There is evidence of the dawn of a new day for progressive business management. The old day featured a rapidly growing population, apparently unlimited natural resources, cheap energy, a stable currency, low interest rates and low inflation, relative isolation from overseas competition, and a compliant work force that understood hard times. The new day features just the opposite.
And the hard times of the transition to the new day are especially aggravating to the most recent generation of employees who had come to take good times, economically speaking, for granted. As the dawn gives way to the new day, managers in general and entrepreneurs in particular have to deal skillfully with the fundamentals of business.
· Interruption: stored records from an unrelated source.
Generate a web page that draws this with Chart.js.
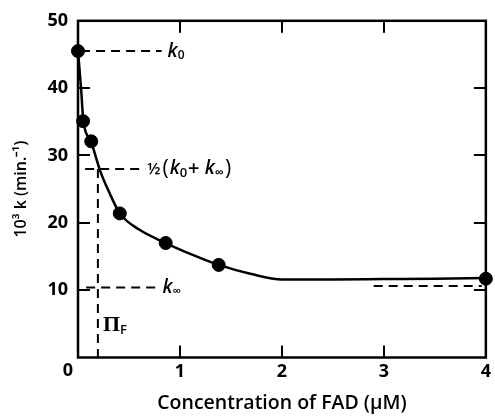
<!DOCTYPE html>
<html>
<head>
  <title>FAD concentration</title>
  <script src="https://cdn.jsdelivr.net/npm/chart.js"></script>
  <style>
    body { margin: 0; background: #fff; }
    #wrap { width: 495px; height: 416px; }
  </style>
</head>
<body>
  <div id="wrap">
    <canvas id="fad-chart" width="495" height="416"></canvas>
  </div>
  <script>
    // measured points
    const pointX = [0, 0.05, 0.13, 0.41, 0.86, 1.38, 4];
    const pointY = [45.5, 35.1, 32.1, 21.4, 17.0, 13.75, 11.7];

    // fitted curve
    const curveX = [0, 0.03, 0.05, 0.13, 0.22, 0.31, 0.41, 0.6, 0.86, 1.1, 1.38, 1.7, 2.0, 2.5, 3.0, 3.5, 4.0];
    const curveY = [45.5, 40.0, 35.6, 32.0, 27.6, 24.4, 21.4, 19.0, 17.0, 15.4, 13.75, 12.4, 11.6, 11.6, 11.65, 11.7, 11.8];

    // dashed guide lines
    const k0X = [0.03, 0.82], k0Y = [45.5, 45.5];
    const halfX = [0.07, 0.66], halfY = [28.0, 28.0];
    const pifX = [0.195, 0.195], pifY = [28.0, 0];
    const kInfX = [0.08, 0.79], kInfY = [10.4, 10.4];
    const kInfRightX = [2.9, 3.96], kInfRightY = [10.6, 10.6];

    const xTicks = [0, 1, 2, 3, 4];
    const yTicks = [0, 10, 20, 30, 40, 50];
    const innerX = [1, 2, 3];
    const innerY = [10, 20, 30, 40];

    const toXY = (xs, ys) => xs.map((x, i) => ({ x: x, y: ys[i] }));

    function dashed(xs, ys) {
      return {
        type: "line",
        data: toXY(xs, ys),
        borderColor: "#000",
        borderWidth: 2,
        borderDash: [9, 6],
        pointRadius: 0,
        tension: 0,
        order: 3
      };
    }

    // frame, inside ticks and text labels
    const decor = {
      id: "decor",
      afterDraw(chart) {
        const c = chart.ctx;
        const a = chart.chartArea;
        const xs = chart.scales.x, ys = chart.scales.y;
        c.save();
        c.setLineDash([]);
        c.strokeStyle = "#000";
        c.fillStyle = "#000";
        c.lineWidth = 2.5;
        c.strokeRect(a.left, a.top, a.right - a.left, a.bottom - a.top);

        const tl = 12;
        innerX.forEach(v => {
          const px = Math.round(xs.getPixelForValue(v));
          c.fillRect(px - 1, a.bottom - tl, 2, tl);
          c.fillRect(px - 1, a.top, 2, tl);
        });
        innerY.forEach(v => {
          const py = Math.round(ys.getPixelForValue(v));
          c.fillRect(a.left, py - 1, tl, 2);
          c.fillRect(a.right - tl, py - 1, tl, 2);
        });

        const ital = "italic 600 19px 'Open Sans'";
        const sub = "600 12px 'Open Sans'";

        function runs(x, y, parts) {
          parts.forEach(p => {
            c.font = p[1];
            c.fillText(p[0], x, y + (p[2] || 0));
            x += c.measureText(p[0]).width + (p[3] || 0);
          });
        }

        // origin label
        c.font = "bold 18px 'Open Sans'";
        c.textAlign = "center";
        c.textBaseline = "top";
        c.fillText("0", xs.getPixelForValue(0) - 10, a.bottom + 4);
        c.textAlign = "left";
        c.textBaseline = "middle";

        runs(xs.getPixelForValue(0.82) + 6, ys.getPixelForValue(45.5), [["k", ital], ["0", sub, 4]]);
        runs(xs.getPixelForValue(0.79) + 4, ys.getPixelForValue(10.4), [["k", ital], ["\u221E", sub, 4]]);
        runs(xs.getPixelForValue(0.66) + 2, ys.getPixelForValue(28.0), [
          ["\u00BD", "600 16px 'Open Sans'", 0, 2],
          ["(", "400 21px 'Open Sans'", 0, 1],
          ["k", ital], ["0", "600 13px 'Open Sans'", 4, 1],
          ["+ ", "600 20px 'Open Sans'"],
          ["k", ital], ["\u221E", "600 13px 'Open Sans'", 4, 1],
          [")", "400 21px 'Open Sans'"]
        ]);
        runs(xs.getPixelForValue(0.195) + 5, ys.getPixelForValue(4.8), [
          ["\u03A0", "bold 22px 'Liberation Serif'"],
          ["F", "600 13px 'Open Sans'", 5]
        ]);
        c.restore();
      }
    };

    const ctx = document.getElementById("fad-chart").getContext("2d");
    new Chart(ctx, {
      data: {
        datasets: [
          {
            type: "scatter",
            data: toXY(pointX, pointY),
            backgroundColor: "#000",
            borderColor: "#000",
            pointRadius: 6.5,
            pointHoverRadius: 6.5,
            clip: false,
            order: 1
          },
          {
            type: "line",
            data: toXY(curveX, curveY),
            borderColor: "#000",
            borderWidth: 2.5,
            pointRadius: 0,
            cubicInterpolationMode: "monotone",
            order: 2
          },
          dashed(k0X, k0Y),
          dashed(halfX, halfY),
          dashed(pifX, pifY),
          dashed(kInfX, kInfY),
          dashed(kInfRightX, kInfRightY)
        ]
      },
      options: {
        responsive: false,
        animation: false,
        events: [],
        layout: { padding: { top: 16, right: 3, left: 0, bottom: 0 } },
        plugins: { legend: { display: false }, tooltip: { enabled: false } },
        scales: {
          x: {
            type: "linear",
            min: 0,
            max: 4,
            afterFit(scale) { scale.height = 58.5; },
            afterBuildTicks(scale) { scale.ticks = xTicks.map(v => ({ value: v })); },
            grid: { display: false, drawTicks: false },
            border: { display: false },
            ticks: {
              color: "#000",
              padding: 4,
              maxRotation: 0,
              font: { family: "'Open Sans'", size: 18, weight: "bold" },
              callback: v => (v === 0 ? "" : String(v))
            },
            title: {
              display: true,
              text: "Concentration of FAD (\u03BCM)",
              color: "#000",
              padding: { top: 0, bottom: 1 },
              font: { family: "'Open Sans'", size: 19.5, weight: "600" }
            }
          },
          y: {
            type: "linear",
            min: 0,
            max: 50,
            afterFit(scale) { scale.width = 78; },
            afterBuildTicks(scale) { scale.ticks = yTicks.map(v => ({ value: v })); },
            grid: { display: false, drawTicks: false },
            border: { display: false },
            ticks: {
              color: "#000",
              padding: 10,
              font: { family: "'Open Sans'", size: 18, weight: "bold" },
              callback: v => (v === 0 ? "" : String(v))
            },
            title: {
              display: true,
              text: "10\u00B3 k (min.\u207B\u00B9)",
              color: "#000",
              padding: { top: 12, bottom: 0 },
              font: { family: "'Open Sans'", size: 16, weight: "600" }
            }
          }
        }
      },
      plugins: [decor]
    });
  </script>
</body>
</html>
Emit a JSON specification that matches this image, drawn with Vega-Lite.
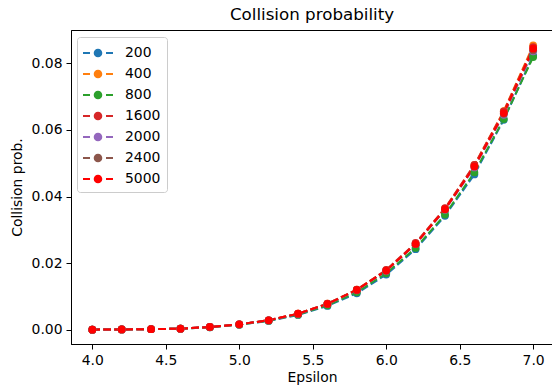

Customer service is already a battle cry across the nation. The effective linking and full use of talent at all organizational levels is becoming fashionable, but it will receive increasing attention as the new century deepens. Marketing will be tightened up in many ways. For example, the proliferation of me-too products will fade as the buying public increasingly seeks real value, rather than the cosmetic appearance of value. Production processes are already undergoing a revolution. Purchasing has increased markedly in stature as a vital business function. Finance now is a global activity that never sees a sunset. The Internet and the information highway, or “farmer's market” as it is called by Microsoft's Bill Gates, continue to trigger whole new vistas of opportunity for those around the world who have their antennas raised. In this time of seemingly unlimited opportunity, cash will continue to be the life blood of a growth business. Entrepreneurs by nature tend to favor hard cash over paper assets anyway. This new century is made for them.